» **Required work**: Exclude the pictures and return every line exactly as written.
#### Stored data
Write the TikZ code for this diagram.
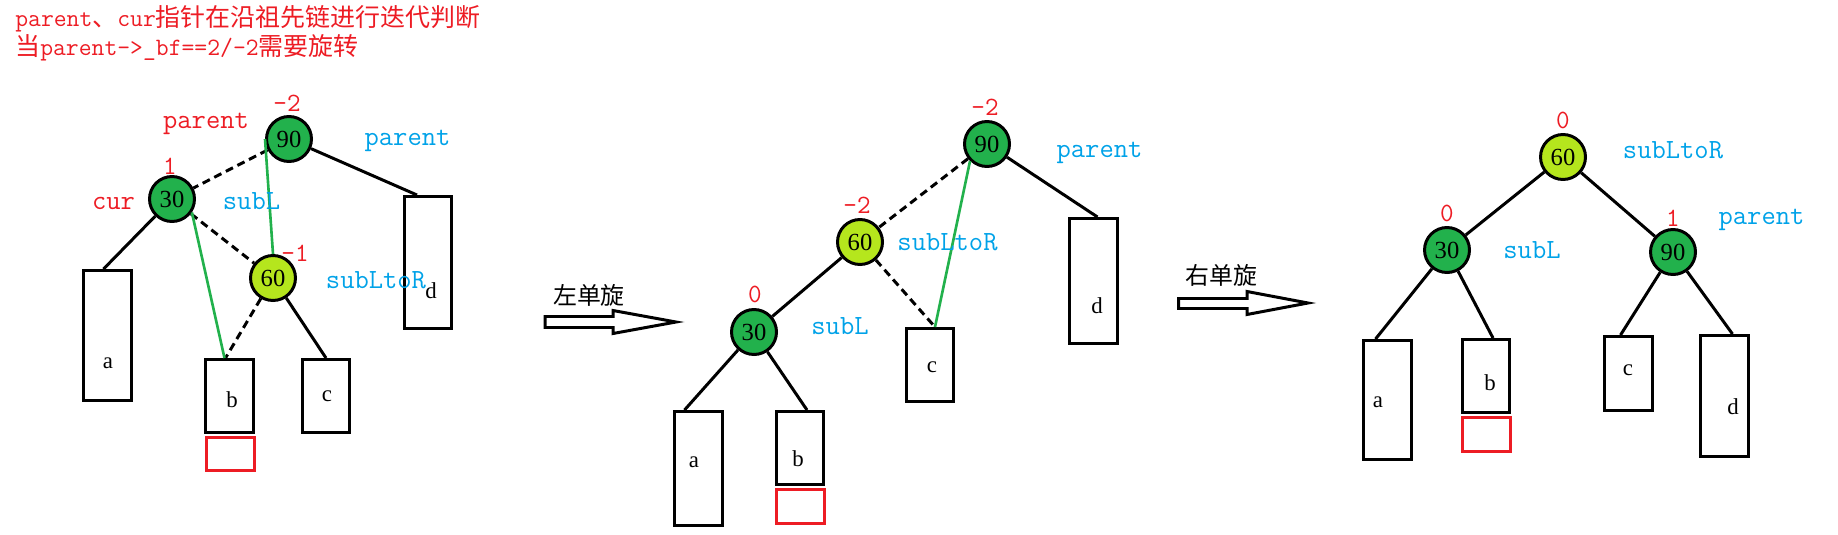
\documentclass[tikz,border=0pt]{standalone}
\usepackage{fontspec}
\setmainfont{Liberation Serif}
\newfontfamily\cjk{Noto Sans CJK SC}
\usepackage{tikz}
\usetikzlibrary{calc}
\definecolor{node-green}{RGB}{34,177,76}
\definecolor{node-lime}{RGB}{181,230,29}
\definecolor{mark-red}{RGB}{237,28,36}
\definecolor{name-blue}{RGB}{0,162,232}
\tikzstyle{canvas}=[x=0.02cm, y=-0.02cm]
\tikzstyle{avl}=[circle, draw, line width=1.7pt, minimum size=0.9cm, inner sep=0pt, font=\fontsize{14pt}{14pt}\selectfont]
\tikzstyle{greennode}=[avl, fill=node-green]
\tikzstyle{limenode}=[avl, fill=node-lime]
\tikzstyle{subtree}=[draw, line width=1.7pt, minimum width=0.95cm, inner sep=0pt]
\tikzstyle{hole}=[draw=mark-red, line width=1.7pt, minimum width=0.96cm, minimum height=0.67cm, inner sep=0pt]
\tikzstyle{leaf}=[inner sep=0pt, font=\fontsize{13pt}{13pt}\selectfont]
\tikzstyle{bf}=[inner sep=0pt, text=mark-red, font=\ttfamily\fontsize{15pt}{15pt}\selectfont]
\tikzstyle{redname}=[inner sep=0pt, text=mark-red, font=\ttfamily\fontsize{15.8pt}{16pt}\selectfont]
\tikzstyle{bluename}=[inner sep=0pt, text=name-blue, font=\ttfamily\fontsize{15.8pt}{16pt}\selectfont]
\tikzstyle{headline}=[anchor=base west, inner sep=0pt, text=mark-red, font=\ttfamily\fontsize{14.2pt}{15pt}\selectfont]
\tikzstyle{rotname}=[inner sep=0pt, font=\cjk\fontsize{13.6pt}{14pt}\selectfont]
\tikzstyle{edge}=[line width=1.7pt]
\tikzstyle{link}=[line width=1.7pt, dash pattern=on 0.16cm off 0.1cm]
\tikzstyle{moved}=[line width=1.5pt, draw=node-green]
\tikzstyle{rot}=[line width=1.7pt, line join=miter]

\begin{document}
\begin{tikzpicture}[canvas]
	\useasboundingbox (0,0) rectangle (1838,534);
	\node[headline] (title1) at (15,27) {parent{\cjk 、}cur{\cjk 指针在沿祖先链进行迭代判断}};
	\node[headline] (title2) at (15,55) {{\cjk 当}parent->\_bf==2/–2{\cjk 需要旋转}};

	\node[greennode] (n90a) at (289,139) {90};
	\node[greennode] (n30a) at (172,199) {30};
	\node[limenode] (n60a) at (273,278) {60};
	\node[subtree, minimum height=2.6cm] (a1) at (107.5,335.5) {};
	\node[subtree, minimum height=1.46cm] (b1) at (229.5,396) {};
	\node[subtree, minimum height=1.46cm] (c1) at (326,396) {};
	\node[subtree, minimum height=2.64cm] (d1) at (428,262.5) {};
	\node[hole] (h1) at (230.5,454) {};
	\node[leaf] (la1) at (108,363) {a};
	\node[leaf] (lb1) at (232,400) {b};
	\node[leaf] (lc1) at (327,396) {c};
	\node[leaf] (ld1) at (431,291) {d};
	\draw[edge] (n90a) -- ($(d1.north)+(-11,0)$);
	\draw[edge] (n30a) -- ($(a1.north)+(-4,0)$);
	\draw[edge] (n60a) -- (c1.north);
	\draw[link] (n90a) -- (n30a);
	\draw[link] (n30a) -- (n60a);
	\draw[link] (n60a) -- ($(b1.north)+(-4,0)$);
	\draw[moved] (n90a.west) -- (n60a.north);
	\draw[moved] (n30a.-34) -- ($(b1.north)+(-5,0)$);
	\node[bf] (bf90a) at (287,103) {–2};
	\node[bf] (bf30a) at (170,166) {1};
	\node[bf] (bf60a) at (295,253) {–1};
	\node[redname] (parenta) at (206,124) {parent};
	\node[redname] (cura) at (113.5,203.5) {cur};
	\node[bluename] (pa) at (407.5,141) {parent};
	\node[bluename] (sla) at (251.5,201.5) {subL};
	\node[bluename] (slra) at (376,280) {subLtoR};

	\node[rotname] (left) at (589,295) {左单旋};
	\draw[rot] (545,316.5) -- (613,316.5) -- (613,310.5) -- (676,322) -- (613,333.5) -- (613,327.5) -- (545,327.5) -- cycle;

	\node[greennode] (n90b) at (987,144) {90};
	\node[limenode] (n60b) at (860,242) {60};
	\node[greennode] (n30b) at (754,332) {30};
	\node[subtree, minimum height=2.28cm] (a2) at (698.5,468.5) {};
	\node[subtree, minimum height=1.46cm] (b2) at (800,448) {};
	\node[subtree, minimum height=1.46cm] (c2) at (930,365) {};
	\node[subtree, minimum height=2.5cm] (d2) at (1093.5,281) {};
	\node[hole] (h2) at (800.5,506.5) {};
	\node[leaf] (la2) at (694,462) {a};
	\node[leaf] (lb2) at (798,459) {b};
	\node[leaf] (lc2) at (932,367) {c};
	\node[leaf] (ld2) at (1097,306) {d};
	\draw[edge] (n90b) -- ($(d2.north)+(4,0)$);
	\draw[edge] (n60b) -- (n30b);
	\draw[edge] (n30b) -- ($(a2.north)+(-14,0)$);
	\draw[edge] (n30b) -- ($(b2.north)+(7,0)$);
	\draw[link] (n90b) -- (n60b);
	\draw[link] (n60b) -- ($(c2.north)+(5,0)$);
	\draw[moved] (n90b.225) -- ($(c2.north)+(5,0)$);
	\node[bf] (bf90b) at (985,107) {–2};
	\node[bf] (bf60b) at (857,205) {–2};
	\node[bf] (bf30b) at (755,294) {0};
	\node[bluename] (pb) at (1099.5,153) {parent};
	\node[bluename] (slrb) at (947.5,242) {subLtoR};
	\node[bluename] (slb) at (840,326) {subL};

	\node[rotname] (right) at (1221.5,275) {右单旋};
	\draw[rot] (1178.5,298.5) -- (1247,298.5) -- (1247,291.5) -- (1308,303) -- (1247,314.5) -- (1247,308.5) -- (1178.5,308.5) -- cycle;

	\node[limenode] (n60c) at (1563,157) {60};
	\node[greennode] (n30c) at (1447,250) {30};
	\node[greennode] (n90c) at (1673,252) {90};
	\node[subtree, minimum height=2.38cm] (a3) at (1387.5,400) {};
	\node[subtree, minimum height=1.46cm] (b3) at (1486,376) {};
	\node[subtree, minimum height=1.48cm] (c3) at (1628.5,373.5) {};
	\node[subtree, minimum height=2.42cm] (d3) at (1724.5,396) {};
	\node[hole] (h3) at (1486.5,434.5) {};
	\node[leaf] (la3) at (1378,402) {a};
	\node[leaf] (lb3) at (1490,383) {b};
	\node[leaf] (lc3) at (1628,370) {c};
	\node[leaf] (ld3) at (1733,407) {d};
	\draw[edge] (n60c) -- (n30c);
	\draw[edge] (n60c) -- (n90c);
	\draw[edge] (n30c) -- ($(a3.north)+(-12,0)$);
	\draw[edge] (n30c) -- ($(b3.north)+(7,0)$);
	\draw[edge] (n90c) -- ($(c3.north)+(-8,0)$);
	\draw[edge] (n90c) -- ($(d3.north)+(8,0)$);
	\node[bf] (bf60c) at (1563,120) {0};
	\node[bf] (bf30c) at (1447,213) {0};
	\node[bf] (bf90c) at (1673,218) {1};
	\node[bluename] (slrc) at (1673,150) {subLtoR};
	\node[bluename] (slc) at (1532,250) {subL};
	\node[bluename] (pc) at (1761.5,220) {parent};
\end{tikzpicture}
\end{document}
########
» **Final answer**:
Write the TikZ code for this diagram.
\documentclass[tikz,border=0pt]{standalone}
\usepackage{fontspec}
\setmainfont{Liberation Serif}
\newfontfamily\cjk{Noto Sans CJK SC}
\usepackage{tikz}
\usetikzlibrary{calc}
\definecolor{node-green}{RGB}{34,177,76}
\definecolor{node-lime}{RGB}{181,230,29}
\definecolor{mark-red}{RGB}{237,28,36}
\definecolor{name-blue}{RGB}{0,162,232}
\tikzstyle{canvas}=[x=0.02cm, y=-0.02cm]
\tikzstyle{avl}=[circle, draw, line width=1.7pt, minimum size=0.9cm, inner sep=0pt, font=\fontsize{14pt}{14pt}\selectfont]
\tikzstyle{greennode}=[avl, fill=node-green]
\tikzstyle{limenode}=[avl, fill=node-lime]
\tikzstyle{subtree}=[draw, line width=1.7pt, minimum width=0.95cm, inner sep=0pt]
\tikzstyle{hole}=[draw=mark-red, line width=1.7pt, minimum width=0.96cm, minimum height=0.67cm, inner sep=0pt]
\tikzstyle{leaf}=[inner sep=0pt, font=\fontsize{13pt}{13pt}\selectfont]
\tikzstyle{bf}=[inner sep=0pt, text=mark-red, font=\ttfamily\fontsize{15pt}{15pt}\selectfont]
\tikzstyle{redname}=[inner sep=0pt, text=mark-red, font=\ttfamily\fontsize{15.8pt}{16pt}\selectfont]
\tikzstyle{bluename}=[inner sep=0pt, text=name-blue, font=\ttfamily\fontsize{15.8pt}{16pt}\selectfont]
\tikzstyle{headline}=[anchor=base west, inner sep=0pt, text=mark-red, font=\ttfamily\fontsize{14.2pt}{15pt}\selectfont]
\tikzstyle{rotname}=[inner sep=0pt, font=\cjk\fontsize{13.6pt}{14pt}\selectfont]
\tikzstyle{edge}=[line width=1.7pt]
\tikzstyle{link}=[line width=1.7pt, dash pattern=on 0.16cm off 0.1cm]
\tikzstyle{moved}=[line width=1.5pt, draw=node-green]
\tikzstyle{rot}=[line width=1.7pt, line join=miter]

\begin{document}
\begin{tikzpicture}[canvas]
	\useasboundingbox (0,0) rectangle (1838,534);
	\node[headline] (title1) at (15,27) {parent{\cjk 、}cur{\cjk 指针在沿祖先链进行迭代判断}};
	\node[headline] (title2) at (15,55) {{\cjk 当}parent->\_bf==2/–2{\cjk 需要旋转}};

	\node[greennode] (n90a) at (289,139) {90};
	\node[greennode] (n30a) at (172,199) {30};
	\node[limenode] (n60a) at (273,278) {60};
	\node[subtree, minimum height=2.6cm] (a1) at (107.5,335.5) {};
	\node[subtree, minimum height=1.46cm] (b1) at (229.5,396) {};
	\node[subtree, minimum height=1.46cm] (c1) at (326,396) {};
	\node[subtree, minimum height=2.64cm] (d1) at (428,262.5) {};
	\node[hole] (h1) at (230.5,454) {};
	\node[leaf] (la1) at (108,363) {a};
	\node[leaf] (lb1) at (232,400) {b};
	\node[leaf] (lc1) at (327,396) {c};
	\node[leaf] (ld1) at (431,291) {d};
	\draw[edge] (n90a) -- ($(d1.north)+(-11,0)$);
	\draw[edge] (n30a) -- ($(a1.north)+(-4,0)$);
	\draw[edge] (n60a) -- (c1.north);
	\draw[link] (n90a) -- (n30a);
	\draw[link] (n30a) -- (n60a);
	\draw[link] (n60a) -- ($(b1.north)+(-4,0)$);
	\draw[moved] (n90a.west) -- (n60a.north);
	\draw[moved] (n30a.-34) -- ($(b1.north)+(-5,0)$);
	\node[bf] (bf90a) at (287,103) {–2};
	\node[bf] (bf30a) at (170,166) {1};
	\node[bf] (bf60a) at (295,253) {–1};
	\node[redname] (parenta) at (206,124) {parent};
	\node[redname] (cura) at (113.5,203.5) {cur};
	\node[bluename] (pa) at (407.5,141) {parent};
	\node[bluename] (sla) at (251.5,201.5) {subL};
	\node[bluename] (slra) at (376,280) {subLtoR};

	\node[rotname] (left) at (589,295) {左单旋};
	\draw[rot] (545,316.5) -- (613,316.5) -- (613,310.5) -- (676,322) -- (613,333.5) -- (613,327.5) -- (545,327.5) -- cycle;

	\node[greennode] (n90b) at (987,144) {90};
	\node[limenode] (n60b) at (860,242) {60};
	\node[greennode] (n30b) at (754,332) {30};
	\node[subtree, minimum height=2.28cm] (a2) at (698.5,468.5) {};
	\node[subtree, minimum height=1.46cm] (b2) at (800,448) {};
	\node[subtree, minimum height=1.46cm] (c2) at (930,365) {};
	\node[subtree, minimum height=2.5cm] (d2) at (1093.5,281) {};
	\node[hole] (h2) at (800.5,506.5) {};
	\node[leaf] (la2) at (694,462) {a};
	\node[leaf] (lb2) at (798,459) {b};
	\node[leaf] (lc2) at (932,367) {c};
	\node[leaf] (ld2) at (1097,306) {d};
	\draw[edge] (n90b) -- ($(d2.north)+(4,0)$);
	\draw[edge] (n60b) -- (n30b);
	\draw[edge] (n30b) -- ($(a2.north)+(-14,0)$);
	\draw[edge] (n30b) -- ($(b2.north)+(7,0)$);
	\draw[link] (n90b) -- (n60b);
	\draw[link] (n60b) -- ($(c2.north)+(5,0)$);
	\draw[moved] (n90b.225) -- ($(c2.north)+(5,0)$);
	\node[bf] (bf90b) at (985,107) {–2};
	\node[bf] (bf60b) at (857,205) {–2};
	\node[bf] (bf30b) at (755,294) {0};
	\node[bluename] (pb) at (1099.5,153) {parent};
	\node[bluename] (slrb) at (947.5,242) {subLtoR};
	\node[bluename] (slb) at (840,326) {subL};

	\node[rotname] (right) at (1221.5,275) {右单旋};
	\draw[rot] (1178.5,298.5) -- (1247,298.5) -- (1247,291.5) -- (1308,303) -- (1247,314.5) -- (1247,308.5) -- (1178.5,308.5) -- cycle;

	\node[limenode] (n60c) at (1563,157) {60};
	\node[greennode] (n30c) at (1447,250) {30};
	\node[greennode] (n90c) at (1673,252) {90};
	\node[subtree, minimum height=2.38cm] (a3) at (1387.5,400) {};
	\node[subtree, minimum height=1.46cm] (b3) at (1486,376) {};
	\node[subtree, minimum height=1.48cm] (c3) at (1628.5,373.5) {};
	\node[subtree, minimum height=2.42cm] (d3) at (1724.5,396) {};
	\node[hole] (h3) at (1486.5,434.5) {};
	\node[leaf] (la3) at (1378,402) {a};
	\node[leaf] (lb3) at (1490,383) {b};
	\node[leaf] (lc3) at (1628,370) {c};
	\node[leaf] (ld3) at (1733,407) {d};
	\draw[edge] (n60c) -- (n30c);
	\draw[edge] (n60c) -- (n90c);
	\draw[edge] (n30c) -- ($(a3.north)+(-12,0)$);
	\draw[edge] (n30c) -- ($(b3.north)+(7,0)$);
	\draw[edge] (n90c) -- ($(c3.north)+(-8,0)$);
	\draw[edge] (n90c) -- ($(d3.north)+(8,0)$);
	\node[bf] (bf60c) at (1563,120) {0};
	\node[bf] (bf30c) at (1447,213) {0};
	\node[bf] (bf90c) at (1673,218) {1};
	\node[bluename] (slrc) at (1673,150) {subLtoR};
	\node[bluename] (slc) at (1532,250) {subL};
	\node[bluename] (pc) at (1761.5,220) {parent};
\end{tikzpicture}
\end{document}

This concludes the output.